Torvald perceives Nora as a foolish woman who is ignorant of the way society works, but he likes Nora’s foolishness and ignorance because they render her helpless and therefore dependent on him. It soon becomes clear to us that Nora’s dependence, not Torvald’s love for Nora as a person, forms the foundation of Torvald’s affection for her. In Act One, Torvald teases Nora about wasting money but then tries to please her by graciously giving her more. Similarly, he points out her faults but then says he doesn’t want her to change a bit. He clearly enjoys keeping Nora in a position where she cannot function in the world without him, even if it means that she remains foolish.
In general, Torvald disapproves of any kind of change in Nora’s constant, obedient demeanor because he needs to control her behavior. When Nora begins to dance the tarantella wildly in Act Two, he is unsettled. In Act One, Nora says that it would humiliate Torvald if he knew he was secretly in debt to her for his life, indicating that Torvald wants the power in his marriage to be one-sided rather than mutual.
What is the sacrificial role held by women of all economic classes in this book? How is it portrayed by Ibsen?
In general, the play’s female characters exemplify Nora’s assertion (spoken to Torvald in Act Three) that even though men refuse to sacrifice their integrity, “hundreds of thousands of women have.” In order to support her mother and two brothers, Mrs. Linde found it necessary to abandon Krogstad, her true—but penniless—love, and marry a richer man. The nanny had to abandon her own child to support herself by working as Nora’s (and then as Nora’s children’s) caretaker. As she tells Nora, the nanny considers herself lucky to have found the job, since she was “a poor girl who’d been led astray.”
Though Nora is economically advantaged in comparison to the play’s other female characters, she nevertheless leads a difficult life because society dictates that Torvald be the marriage’s dominant partner. Torvald issues decrees and condescends to Nora, and Nora must hide her loan from him because she knows Torvald could never accept the idea that his wife (or any other woman) had helped save his life. Furthermore, she must work in secret to pay off her loan because it is illegal for a woman to obtain a loan without her husband’s permission. By motivating Nora’s deception, the attitudes of Torvald—and society—leave Nora vulnerable to Krogstad’s blackmail.
Nora’s abandonment of her children can also be interpreted as an act of self- sacrifice. Despite Nora’s great love for her children—manifested by her interaction with them and her great fear of corrupting them—she chooses to leave them. Nora truly believes that the nanny will be a better mother and that leaving her children is in their best interest.
What purpose does the reading and writing of the letters play in the story? How does it help reveal the nature of the situations?

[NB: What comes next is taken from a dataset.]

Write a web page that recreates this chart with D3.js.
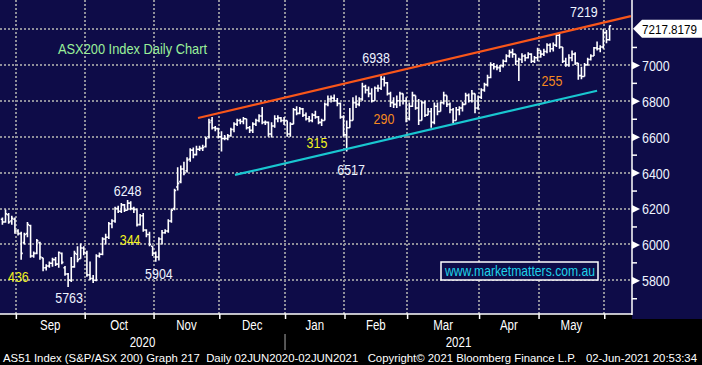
<!DOCTYPE html>
<html><head><meta charset="utf-8">
<script src="https://cdn.jsdelivr.net/npm/d3@7"></script>
<style>html,body{margin:0;padding:0;background:#000;overflow:hidden}svg{display:block}</style>
</head><body><svg id="c" width="702" height="365"></svg>
<script>
// ---------- DATA ----------
const firstDay = "2020-08-25", lastDay = "2021-06-02";
const holidays = ["2020-12-25","2020-12-28","2021-01-01","2021-01-26","2021-04-02","2021-04-05","2021-04-26"];
const monthLabels = ["Sep","Oct","Nov","Dec","Jan","Feb","Mar","Apr","May"];
const yearLabels = ["2020","2021"];
const yMajor = [5800,6000,6200,6400,6600,6800,7000];
const yGrid = [5800,6000,6200,6400,6600,6800,7000,7200];
const yMinor = [5700,5900,6100,6300,6500,6700,6900,7100];
const lastValueLabel = "7217.8179";

const open = [
 6140,6125,6165,6130,6140,
 6075,6060,6010,6060,6105,5935,5950,6010,5925,5870,5880,5895,5915,5890,5950,5870,5835,5800,5875,5945,5920,5980,
 5950,5830,5810,5800,5935,5945,6030,6040,6115,6130,6200,6185,6220,6190,6230,6200,6195,6110,6160,6080,6055,5990,
 5950,5930,6030,6065,6075,6130,6200,6320,6350,6420,6410,6475,6525,6500,6530,6535,6545,6600,6690,6650,6645,
 6600,6590,6590,6605,6640,6670,6690,6685,6700,6650,6635,6670,6690,6715,6680,6680,6615,6660,6700,6705,6690,
 6690,6615,6670,6750,6730,6755,6720,6700,6690,6720,6710,6680,6690,6780,6810,6815,6800,6785,6710,
 6610,6650,6690,6790,6780,6810,6880,6860,6840,6800,6870,6870,6920,6900,6840,6790,6780,6800,6840,6800,
 6700,6770,6830,6760,6690,6790,6720,6740,6680,6770,6740,6790,6830,6780,6750,6690,6750,6760,6780,6830,6800,6840,6760,
 6820,6860,6890,6930,7000,6990,6985,6995,7020,7050,7070,7060,7020,7030,7050,7040,7060,7020,7040,
 7080,7060,7075,7110,7090,7110,7165,7100,7020,7000,7040,7060,7010,6940,6935,7000,7030,7050,7095,7090,7100,
 7180,7140];
const high = [
 6150,6195,6175,6160,6150,
 6085,6070,6065,6125,6110,5960,6030,6015,5920,5890,5905,5925,5930,5960,5955,5880,5840,5930,5965,5990,6005,5990,
 5965,5905,5830,5945,5955,6040,6060,6125,6140,6210,6215,6230,6225,6248,6240,6210,6195,6170,6175,6085,6070,5990,
 5960,6040,6080,6085,6140,6200,6310,6430,6440,6460,6485,6535,6540,6550,6550,6555,6600,6700,6710,6660,6650,
 6630,6610,6615,6650,6680,6700,6700,6710,6700,6660,6680,6700,6725,6765,6690,6685,6680,6720,6720,6710,6710,
 6690,6680,6760,6770,6765,6760,6735,6715,6730,6745,6715,6700,6790,6830,6830,6835,6815,6790,6720,
 6690,6760,6820,6830,6820,6900,6890,6880,6870,6880,6890,6938,6935,6905,6850,6820,6830,6850,6840,6820,
 6790,6850,6820,6810,6800,6800,6760,6760,6790,6790,6795,6850,6830,6790,6760,6765,6770,6795,6845,6840,6860,6840,6830,
 6870,6900,6945,7015,7010,7000,7000,7030,7060,7085,7090,7060,7040,7065,7060,7070,7065,7050,7095,
 7080,7090,7120,7120,7125,7175,7180,7100,7040,7060,7080,7070,7010,6990,7010,7040,7060,7100,7130,7110,7200,
 7195,7219];
const low = [
 6110,6120,6115,6110,6060,
 6050,5915,6000,6040,5925,5925,5945,5915,5850,5855,5870,5875,5880,5870,5890,5825,5763,5790,5870,5900,5940,5940,
 5820,5800,5785,5795,5925,5940,6000,6030,6090,6120,6175,6175,6180,6190,6190,6175,6100,6105,6070,6040,5990,5935,
 5904,5910,6000,6060,6065,6120,6190,6300,6340,6385,6400,6460,6480,6495,6520,6520,6540,6590,6640,6630,6590,
 6517,6580,6580,6600,6625,6660,6670,6670,6640,6620,6620,6660,6680,6670,6665,6600,6595,6650,6680,6680,6665,
 6600,6600,6670,6720,6725,6710,6690,6680,6680,6700,6670,6660,6690,6770,6790,6795,6770,6700,6600,
 6517,6650,6690,6760,6770,6800,6840,6820,6790,6800,6850,6860,6880,6830,6765,6760,6760,6770,6780,6680,
 6690,6765,6750,6665,6690,6710,6720,6650,6670,6720,6760,6780,6765,6730,6675,6690,6720,6740,6780,6790,6790,6730,6750,
 6810,6850,6880,6925,6975,6970,6960,6985,7015,7040,7040,7000,6910,7010,7020,7035,7010,7010,7020,
 7040,7050,7065,7070,7075,7100,7090,7010,6990,6990,7020,7000,6917,6920,6935,6995,7025,7050,7080,7070,7090,
 7120,7135];
const close = [
 6125,6170,6125,6145,6075,
 6060,5950,6055,6110,5935,5950,6020,5930,5870,5880,5895,5915,5890,5955,5900,5835,5800,5875,5950,5915,5980,5955,
 5830,5810,5800,5935,5945,6030,6040,6115,6130,6200,6185,6220,6190,6230,6200,6195,6110,6160,6080,6055,6000,5950,
 5930,6030,6065,6075,6130,6190,6300,6340,6420,6400,6470,6525,6500,6530,6535,6540,6590,6680,6650,6645,6600,
 6590,6590,6605,6640,6670,6690,6685,6700,6650,6635,6670,6690,6715,6680,6680,6615,6660,6700,6705,6690,6690,
 6615,6670,6750,6730,6755,6720,6700,6690,6720,6710,6680,6690,6780,6810,6815,6800,6785,6710,6610,
 6650,6690,6790,6780,6810,6880,6860,6840,6800,6870,6870,6920,6900,6840,6790,6780,6800,6840,6800,6700,
 6770,6830,6760,6690,6790,6720,6740,6680,6770,6740,6790,6830,6780,6750,6690,6750,6760,6780,6830,6800,6840,6760,6820,
 6860,6890,6930,7000,6990,6985,6995,7020,7050,7070,7060,7020,7030,7050,7040,7060,7020,7040,7080,
 7060,7075,7110,7090,7110,7165,7100,7020,7000,7040,7060,7010,6940,6935,7000,7030,7050,7095,7090,7100,7180,
 7140,7217.8179];

// trend channel endpoints: [trading-day index, index level]
const upperTrend = [[62.5, 6704], [200.8, 7272]];
const lowerTrend = [[74.3, 6387], [190.0, 6856]];

// annotations: [text, trading-day index, level, colour]
const notes = [
 ["436", 5.1, 5790, "#f2f21e"],
 ["5763", 21.3, 5673, "#eef4ff"],
 ["6248", 40.0, 6270, "#eef4ff"],
 ["344", 40.8, 5997, "#f2f21e"],
 ["5904", 50.0, 5807, "#eef4ff"],
 ["315", 100.5, 6537, "#f2f21e"],
 ["6938", 119.4, 7011, "#eef4ff"],
 ["290", 121.9, 6671, "#f58a1f"],
 ["6517", 111.4, 6387, "#eef4ff"],
 ["7219", 185.8, 7267, "#eef4ff"],
 ["255", 175.6, 6882, "#f58a1f"]
];

// ---------- LAYOUT ----------
const W = 702, H = 365, plotR = 632, plotB = 314;
const NAVY = "#0e0c48";
const FONT = "'Liberation Sans', Arial, sans-serif";

const parse = d3.utcParse("%Y-%m-%d"), fmt = d3.utcFormat("%Y-%m-%d");
const dates = [];
for (let d = parse(firstDay); d <= parse(lastDay); d = d3.utcDay.offset(d, 1)) {
  const wd = d.getUTCDay();
  if (wd === 0 || wd === 6 || holidays.includes(fmt(d))) continue;
  dates.push(d);
}
const data = dates.map((d, i) => ({d, i, o: open[i], h: high[i], l: low[i], c: close[i]}));

const x = d3.scaleLinear().domain([0, dates.length - 1]).range([2.4, 609.6]);
const y = d3.scaleLinear().domain([5800, 7200]).range([280.3, 29]);

const monthStarts = [];
for (let i = 1; i < dates.length; i++) if (dates[i].getUTCMonth() !== dates[i-1].getUTCMonth()) monthStarts.push(i);
const bx = i => x(i - 0.7);

const svg = d3.select("#c");
svg.append("rect").attr("width", W).attr("height", H).attr("fill", "#000");
svg.append("rect").attr("x", 0).attr("y", 0).attr("width", plotR).attr("height", plotB).attr("fill", NAVY);
svg.append("rect").attr("x", plotR).attr("y", 0).attr("width", W - plotR).attr("height", plotB + 5).attr("fill", NAVY);

// grid
const grid = svg.append("g").attr("stroke", "#8f8f9a").attr("stroke-width", 2).attr("stroke-dasharray", "2,2");
grid.selectAll("line.h").data(yGrid).join("line").attr("class", "h")
  .attr("x1", 0).attr("x2", plotR).attr("y1", d => Math.round(y(d))).attr("y2", d => Math.round(y(d)));
grid.selectAll("line.v").data(monthStarts).join("line").attr("class", "v")
  .attr("x1", d => Math.round(bx(d))).attr("x2", d => Math.round(bx(d))).attr("y1", 0).attr("y2", plotB);

function condensed(sel, k) {
  sel.each(function() { const w = this.getComputedTextLength(); d3.select(this).attr("textLength", w * k).attr("lengthAdjust", "spacingAndGlyphs"); });
}

// title
svg.append("text").attr("x", 58).attr("y", 54).attr("fill", "#9af09a").attr("font-family", FONT).attr("font-size", 15)
  .text("ASX200 Index Daily Chart").attr("textLength", 149).attr("lengthAdjust", "spacingAndGlyphs");

// bars
const bars = svg.append("g").attr("stroke", "#fff").attr("stroke-width", 1.6).attr("fill", "none");
bars.selectAll("path").data(data).join("path")
  .attr("d", d => {
    const cx = x(d.i), hi = Math.max(d.h, d.o, d.c), lo = Math.min(d.l, d.o, d.c);
    return `M${cx},${y(hi)}V${y(lo)}M${cx - 1.6},${y(d.o)}H${cx}M${cx},${y(d.c)}H${cx + 1.6}`;
  });

// trend lines
const line = d3.line().x(d => x(d[0])).y(d => y(d[1]));
svg.append("path").attr("d", line(upperTrend)).attr("stroke", "#f8561a").attr("stroke-width", 2.2).attr("fill", "none");
svg.append("path").attr("d", line(lowerTrend)).attr("stroke", "#19c6d0").attr("stroke-width", 2.2).attr("fill", "none");

// annotations
svg.append("g").selectAll("text").data(notes).join("text")
  .attr("x", d => x(d[1])).attr("y", d => y(d[2])).attr("text-anchor", "middle")
  .attr("fill", d => d[3]).attr("font-family", FONT).attr("font-size", 15).text(d => d[0])
  .call(condensed, 0.83);

// website box
svg.append("rect").attr("x", 441).attr("y", 262).attr("width", 157).attr("height", 18)
  .attr("fill", NAVY).attr("stroke", "#fff").attr("stroke-width", 1.5);
svg.append("text").attr("x", 445).attr("y", 276).attr("fill", "#1ed2ea").attr("font-family", FONT).attr("font-size", 15)
  .text("www.marketmatters.com.au").attr("textLength", 150).attr("lengthAdjust", "spacingAndGlyphs");

// right axis
const ra = svg.append("g").attr("transform", `translate(${plotR},0)`);
ra.call(d3.axisRight(y).tickValues(yMinor).tickSize(5).tickFormat(""));
const rb = svg.append("g").attr("transform", `translate(${plotR},0)`);
rb.call(d3.axisRight(y).tickValues(yMajor).tickSize(0).tickPadding(10).tickFormat(d3.format("d")));
ra.select(".domain").remove(); rb.select(".domain").remove();
ra.selectAll("line").attr("stroke", "#fff").attr("stroke-width", 1.5);
rb.selectAll(".tick").append("path").attr("d", "M0,-4L8,0L0,4Z").attr("fill", "#fff");
rb.selectAll("text").attr("fill", "#eef4ff").attr("font-family", FONT).attr("font-size", 15).attr("dy", "0.36em").call(condensed, 0.83);
svg.append("line").attr("x1", plotR).attr("x2", plotR).attr("y1", 0).attr("y2", plotB + 1).attr("stroke", "#fff").attr("stroke-width", 1.5);

// last value tag
const ty = y(close[close.length - 1]);
svg.append("path").attr("d", `M${plotR + 1},${ty + 3}L${plotR + 10},${ty - 6}H${W}V${ty + 12}H${plotR + 10}Z`).attr("fill", "#fff");
svg.append("text").attr("x", 642).attr("y", ty + 8).attr("fill", "#000").attr("font-family", FONT).attr("font-size", 13)
  .text(lastValueLabel).attr("textLength", 55).attr("lengthAdjust", "spacingAndGlyphs");

// bottom axis
const ba = svg.append("g").attr("transform", `translate(0,${plotB})`);
ba.call(d3.axisBottom(x).tickValues(monthStarts.map(i => i - 0.7)).tickSize(5).tickFormat(""));
ba.select(".domain").remove();
ba.selectAll("line").attr("stroke", "#fff").attr("stroke-width", 1.5);
svg.append("line").attr("x1", 0).attr("x2", plotR).attr("y1", plotB).attr("y2", plotB).attr("stroke", "#fff").attr("stroke-width", 1.5);

const bounds = monthStarts.map(bx);
svg.append("g").selectAll("text").data(monthLabels).join("text")
  .attr("x", (d, k) => (bounds[k] + bounds[k + 1]) / 2).attr("y", 330).attr("text-anchor", "middle")
  .attr("fill", "#fff").attr("font-family", FONT).attr("font-size", 14).text(d => d)
  .call(condensed, 0.82);

const yearSplit = bounds[monthLabels.indexOf("Jan")];
svg.append("line").attr("x1", yearSplit).attr("x2", yearSplit).attr("y1", 334).attr("y2", 350).attr("stroke", "#aaa").attr("stroke-width", 1);
svg.append("g").selectAll("text").data(yearLabels).join("text")
  .attr("x", (d, k) => k === 0 ? yearSplit / 2 : (yearSplit + plotR) / 2).attr("y", 347).attr("text-anchor", "middle")
  .attr("fill", "#fff").attr("font-family", FONT).attr("font-size", 14).text(d => d)
  .call(condensed, 0.82);

svg.append("text").attr("x", 3).attr("y", 362).attr("fill", "#fff").attr("font-family", FONT).attr("font-size", 11)
  .text("AS51 Index (S&P/ASX 200) Graph 217  Daily 02JUN2020-02JUN2021   Copyright\u00A9 2021 Bloomberg Finance L.P.   02-Jun-2021 20:53:34")
  .attr("textLength", 694).attr("lengthAdjust", "spacingAndGlyphs").attr("xml:space", "preserve");
</script></body></html>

Many of the plot’s twists and turns depend upon the writing and reading of letters, which function within the play as the subtext that reveals the true, unpleasant nature of situations obscured by Torvald and Nora’s efforts at beautification. Krogstad writes two letters: the first reveals Nora’s crime of forgery to Torvald; the second retracts his blackmail threat and returns Nora’s promissory note. The first letter, which Krogstad places in Torvald’s letterbox near the end of Act Two, represents the truth about Nora’s past and initiates the inevitable dissolution of her marriage—as Nora says immediately after Krogstad leaves it, “We are lost.” Nora’s attempts to stall Torvald from reading the letter represent her continued denial of the true nature of her marriage. The second letter releases Nora from her obligation to Krogstad and represents her release from her obligation to Torvald. Upon reading it, Torvald attempts to return to his and Nora’s previous denial of reality, but Nora recognizes that the letters have done more than expose her actions to Torvald; they have exposed the truth about Torvald’s selfishness, and she can no longer participate in the illusion of a happy marriage.
Dr. Rank’s method of communicating his imminent death is to leave his calling card marked with a black cross in Torvald’s letterbox. In an earlier conversation with Nora, Dr. Rank reveals his understanding of Torvald’s unwillingness to accept reality when he proclaims, “Torvald is so fastidious, he cannot face up to -anything ugly.” By leaving his calling card as a death notice, Dr. Rank politely attempts to keep Torvald from the “ugly” truth. Other letters include Mrs. Linde’s note to Krogstad, which initiates her -life-changing meeting with him, and Torvald’s letter of dismissal to Krogstad.